|February 6, 2018|
|12:00 pm||to||12:50 pm|
The Electronic Textual Cultures Laboratory at the University of Victoria (http://etcl.uvic.ca/) invites you to attend the Brown Bag Speaker Series. This is a series of informal lunchtime seminars for faculty and graduate students in the Department of Humanities and across the university to discuss issues in digital literacy, digital humanities, and the changing face of research, scholarship, and teaching in our increasingly digital world. For an hour once per month, we meet to hear from an invited speaker, share ideas, and build knowledge.
On Tuesday, February 6, from 12 until 12:50p.m., Alexandra Branzan Albu (Associate Professor, Department of Electrical and Computer Engineering UVic) will be presenting a talk entitled,
Visual Recognition of Symbolic and Natural Patterns
Tuesday, February 6, 12 – 12:50 p.m
Digital Scholarship Commons (3rd Floor)
Mearns Center for Learning, UVic Libraries
Abstract: Image-based object recognition is a visual pattern recognition problem; one may characterize visual patterns as either symbolic or natural. Symbolic patterns evolved for human communication; they include but are not limited to text, forms, tables, graphics, engineering drawings etc. Symbolic patterns vary widely in terms of size, style, language, alphabet and fonts; however, literate humans can easily compensate for this variability and instantly recognize most symbolic patterns. On the other hand, natural patterns characterize images of physical structures; they often lack the intrinsic discriminability and structure of symbolic patterns, and vary widely in terms of pose, perspective, and lighting.
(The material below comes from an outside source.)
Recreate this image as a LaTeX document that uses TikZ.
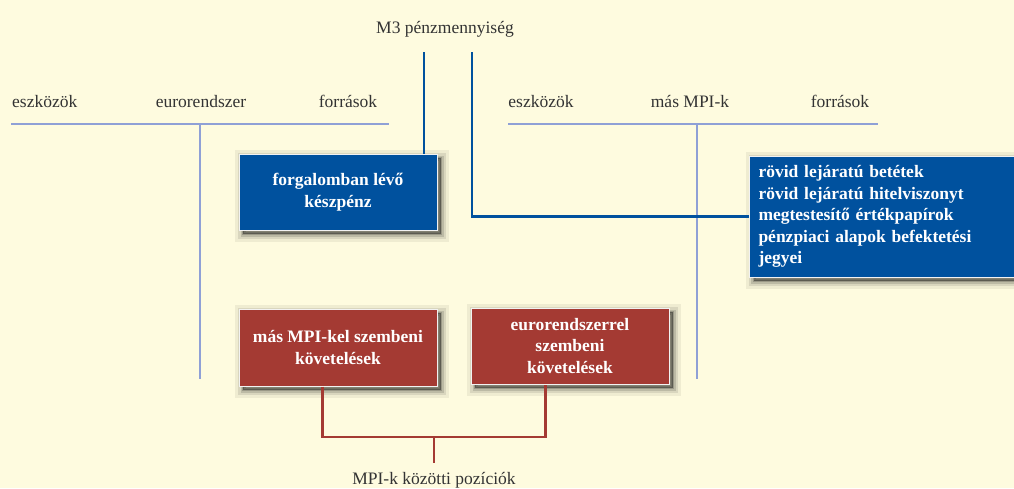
\documentclass[tikz,border=0pt]{standalone}
\usepackage{fontspec}
\setmainfont{Liberation Serif}
\definecolor{bgc}{HTML}{FEFBDF}
\definecolor{mnbblue}{HTML}{00519E}
\definecolor{mnbred}{HTML}{A43A33}
\definecolor{axisc}{HTML}{8FA0D6}
\definecolor{txtc}{HTML}{333333}
\tikzset{
  lbl/.style={text=txtc, font=\fontsize{17.5}{21}\selectfont, inner sep=0pt, anchor=base},
  boxbase/.style={draw=white!90!gray, line width=1pt, text=white,
    font=\bfseries\fontsize{17.5}{21.5}\selectfont, align=center, inner sep=0pt,
    preaction={draw=black, fill=black, opacity=0.06, line width=16pt, transform canvas={shift={(4pt,-4pt)}}},
    preaction={draw=black, fill=black, opacity=0.09, line width=10pt, transform canvas={shift={(4pt,-4pt)}}},
    preaction={draw=black, fill=black, opacity=0.13, line width=5pt, transform canvas={shift={(4pt,-4pt)}}},
    preaction={draw=black, fill=black, opacity=0.18, line width=1.5pt, transform canvas={shift={(4pt,-4pt)}}}},
  bluebox/.style={boxbase, fill=mnbblue},
  redbox/.style={boxbase, fill=mnbred},
  axisline/.style={draw=axisc, line width=2.2pt},
  blueline/.style={draw=mnbblue, line width=2.4pt},
  redline/.style={draw=mnbred, line width=2.4pt},
}
\begin{document}
\begin{tikzpicture}[x=1pt,y=-1pt]
\useasboundingbox (0,0) rectangle (1014,488);
\clip (0,0) rectangle (1014,488);
\fill[bgc] (0,0) rectangle (1014,488);

% headers
\node[lbl] (m3) at (445,33) {M3 pénzmennyiség};
\node[lbl, anchor=base west] (le) at (12,107) {eszközök};
\node[lbl] (lm) at (201,107) {eurorendszer};
\node[lbl] (lf) at (348,107) {források};
\node[lbl] (re) at (541,107) {eszközök};
\node[lbl] (rm) at (690,107) {más MPI-k};
\node[lbl] (rf) at (840,107) {források};

% axis lines
\coordinate (la) at (11,124);
\coordinate (lb) at (389,124);
\coordinate (lc) at (200,124);
\coordinate (ld) at (200,379);
\coordinate (ra) at (508,124);
\coordinate (rb) at (878,124);
\coordinate (rc) at (697,124);
\coordinate (rd) at (697,379);
\draw[axisline] (la) -- (lb);
\draw[axisline] (lc) -- (ld);
\draw[axisline] (ra) -- (rb);
\draw[axisline] (rc) -- (rd);

% M3 lines
\coordinate (t1) at (424,52);
\coordinate (t2) at (472,52);

% boxes
\node[bluebox, minimum width=198pt, minimum height=76pt] (bb1) at (338,192) {forgalomban lévő\\készpénz};
\node[bluebox, minimum width=276pt, minimum height=121pt, text width=258pt, align=left, inner xsep=9pt, anchor=west] (bb2) at (749,216.5) {rövid lejáratú betétek\\rövid lejáratú hitelviszonyt\\megtestesítő értékpapírok\\pénzpiaci alapok befektetési\\jegyei};
\node[redbox, minimum width=198pt, minimum height=77pt] (rb1) at (338,347.5) {más MPI-kel szembeni\\követelések};
\node[redbox, minimum width=198pt, minimum height=76pt] (rb2) at (570,346) {eurorendszerrel\\szembeni\\követelések};

\draw[blueline] (t1) -- (t1 |- bb1.north);
\draw[blueline] (t2) |- (bb2.west);

% red connector
\node[lbl] (mpi) at (434,484) {MPI-k közötti pozíciók};
\coordinate (j) at (434,437);
\coordinate (jb) at (434,463);
\draw[redline] ([xshift=84pt]rb1.south west) |- (j) -| ([xshift=75pt]rb2.south west);
\draw[redline] (j) -- (jb);
\end{tikzpicture}
\end{document}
This lecture will explore similarities and differences in approaches designed for recognizing visual and symbolic patterns, and will address the following questions via examples.
– What are the distinctive characteristics of natural patterns? What dimensions of variability can we infer?
– What are the distinctive characteristics of symbolic patterns? What dimensions of variability can we infer?
Biography: Alexandra Branzan Albu is an Associate Professor with the Department of Electrical and Computer Engineering and cross-listed with Computer Science. Her research interests are related to image analysis, computer vision, and visual computing. She is actively pursuing outreach activities dedicated to increasing the women’s presence in electrical engineering and computer science.
Bring your lunch and join us to discuss digital technologies and research in our community!